» **PROVIDED MATERIAL**
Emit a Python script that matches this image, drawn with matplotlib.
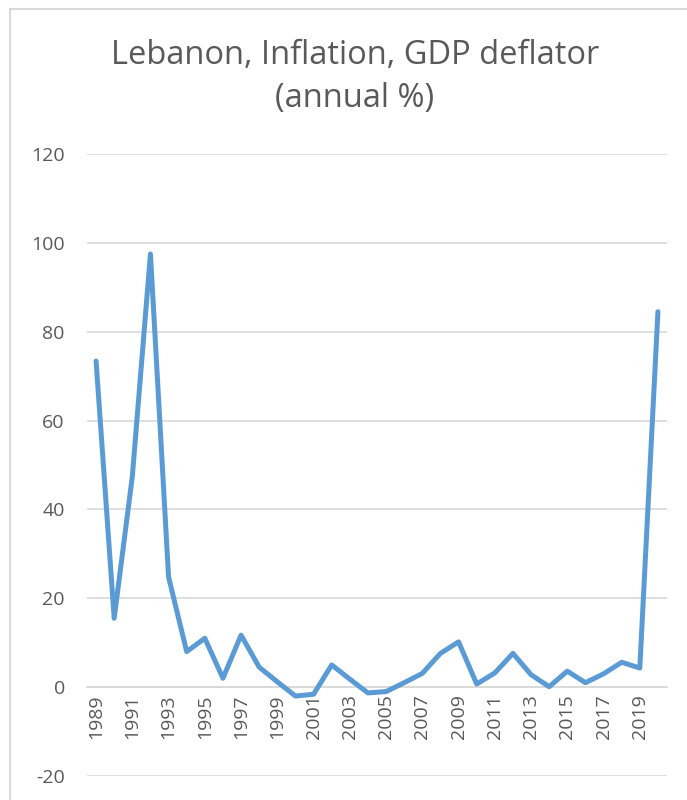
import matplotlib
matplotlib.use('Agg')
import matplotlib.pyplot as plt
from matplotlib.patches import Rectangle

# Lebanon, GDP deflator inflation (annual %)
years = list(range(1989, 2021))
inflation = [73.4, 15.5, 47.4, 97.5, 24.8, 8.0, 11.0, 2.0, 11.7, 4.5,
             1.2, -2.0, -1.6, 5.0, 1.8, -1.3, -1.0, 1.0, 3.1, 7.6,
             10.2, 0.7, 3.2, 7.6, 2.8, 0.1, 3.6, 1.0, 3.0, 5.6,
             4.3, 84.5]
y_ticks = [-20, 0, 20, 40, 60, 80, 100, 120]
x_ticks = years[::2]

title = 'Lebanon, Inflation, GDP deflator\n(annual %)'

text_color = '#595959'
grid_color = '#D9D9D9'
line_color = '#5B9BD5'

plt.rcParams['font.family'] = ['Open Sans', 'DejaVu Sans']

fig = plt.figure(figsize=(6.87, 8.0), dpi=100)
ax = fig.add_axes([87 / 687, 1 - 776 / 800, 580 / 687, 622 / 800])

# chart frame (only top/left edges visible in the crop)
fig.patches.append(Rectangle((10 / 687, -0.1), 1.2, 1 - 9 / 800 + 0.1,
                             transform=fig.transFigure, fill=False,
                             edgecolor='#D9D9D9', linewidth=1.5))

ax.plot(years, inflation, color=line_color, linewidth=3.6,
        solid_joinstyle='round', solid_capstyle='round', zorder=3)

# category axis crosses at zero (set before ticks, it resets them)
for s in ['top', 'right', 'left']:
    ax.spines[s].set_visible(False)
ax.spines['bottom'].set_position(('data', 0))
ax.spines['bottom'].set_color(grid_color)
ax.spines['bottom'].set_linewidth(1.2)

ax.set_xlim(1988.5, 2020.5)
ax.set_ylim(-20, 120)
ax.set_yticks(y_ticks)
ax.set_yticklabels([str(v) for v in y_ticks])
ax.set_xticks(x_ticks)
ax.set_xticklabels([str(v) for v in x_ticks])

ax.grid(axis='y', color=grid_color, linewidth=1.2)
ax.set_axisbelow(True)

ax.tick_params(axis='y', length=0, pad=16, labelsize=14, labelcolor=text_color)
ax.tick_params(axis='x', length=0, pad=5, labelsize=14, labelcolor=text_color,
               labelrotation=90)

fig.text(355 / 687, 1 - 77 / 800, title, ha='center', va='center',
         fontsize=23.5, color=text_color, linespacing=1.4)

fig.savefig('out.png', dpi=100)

» **EXERCISE BRIEF**
Exactly as written, please give again the lines from the beginning of the listing through the line containing "from matplotlib.patches import Rectangle", inclusive, without any pictures.

» **IN RESPONSE**
Emit a Python script that matches this image, drawn with matplotlib.
import matplotlib
matplotlib.use('Agg')
import matplotlib.pyplot as plt
from matplotlib.patches import Rectangle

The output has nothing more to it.